Higher DB ids should always correspond with later points in time

This is part of the Semicolon&Sons Code Diary - consisting of lessons learned on the job. You're in the data category.

Last Updated: 2024-11-23

I had a difficult-to-debug test where I was testing access to files based on their released_on attributes.

Due to how my code was written and executed in the test env, the DB record with id: 1 was released in December and the one with id: 2, was released earlier, in November.

This situation could never have happened in production so it confused the heck out of me in this testing environment. It meant that my code to choose the latest file, which used id was a proxy for recency, failed.

   # The maximum(:id) did not correspond to the most recent entity, as I
   expected
  ZipFile.where('released_on <= ?', from.to_date)
    .where('zip_files.id = ?', maximum(:id))

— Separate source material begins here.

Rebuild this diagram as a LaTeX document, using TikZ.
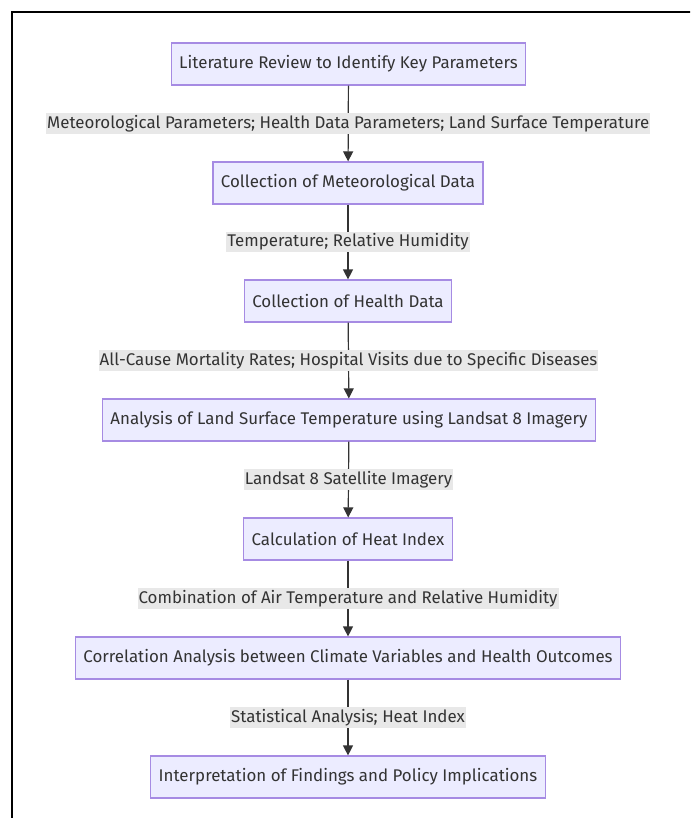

# The maximum(:created_at) also failed, since I created the records out of order
# in my test environment

# What WORKED was the explicit :released_on column

  ZipFile.where('released_on <= ?', from.to_date).
    where('zip_files.released_on = ?', maximum(:released_on))

Lesson

If possible, avoid ever having database records where items with lower IDs follow afterwards in time. Including in test setups.

When generating items in a loop - even in the testing environment - try to work from past to present since it fits expectations better.